1. Real-time data streaming: Instead of manually running the web scraper to extract data periodically, consider implementing a real-time data streaming pipeline to automatically fetch new data as it becomes available. This can be achieved using technologies such as Apache Kafka or Amazon Kinesis.


2. Data visualization: Once data has been scraped and analyzed, consider creating a web application or dashboard to visualize the data in an interactive and user-friendly way. This can help users to better understand and interpret the data.


3. Natural language processing: In addition to scraping numerical data, consider using natural language processing techniques to extract insights from textual data on the web, such as news articles or social media posts. This can provide a more comprehensive view of market sentiment and trends.

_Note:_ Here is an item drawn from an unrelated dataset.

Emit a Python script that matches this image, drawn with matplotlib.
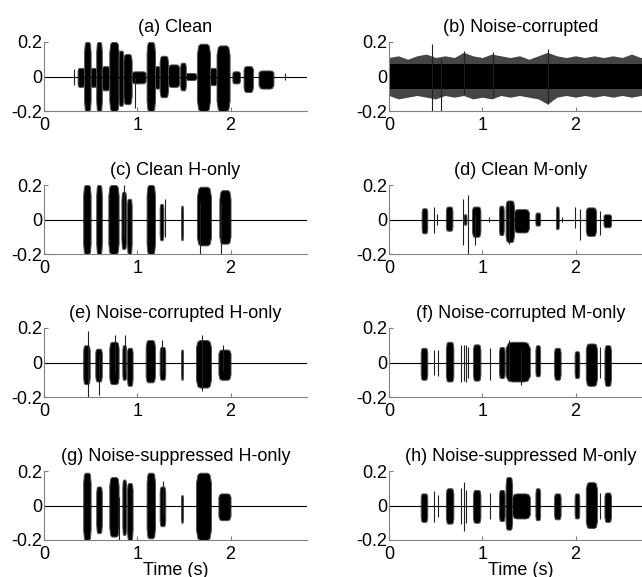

4. Machine learning: Consider training a machine learning model on the scraped data to make predictions or identify patterns in market trends. This can enable more accurate forecasting and decision-making, and can help to automate certain aspects of the data analysis process.

## Reference
    
   This project drew on a variety of sources to support the development and implementation of the web scraping process. These included documentation for the Selenium library and the Python programming language, as well as tutorials and forums related to web scraping and data analysis. In addition, research articles and publications related to gold prices and market trends were consulted to inform the analysis and interpretation of the scraped data. The following list provides a selection of the sources used in the project:

- Selenium documentation: https://www.selenium.dev/documentation/en/
- Python documentation: https://docs.python.org/
- Stack Overflow: https://stackoverflow.com/

These sources were instrumental in providing guidance and insights throughout the project, and can serve as valuable resources for others looking to develop their skills in web scraping and data analysis.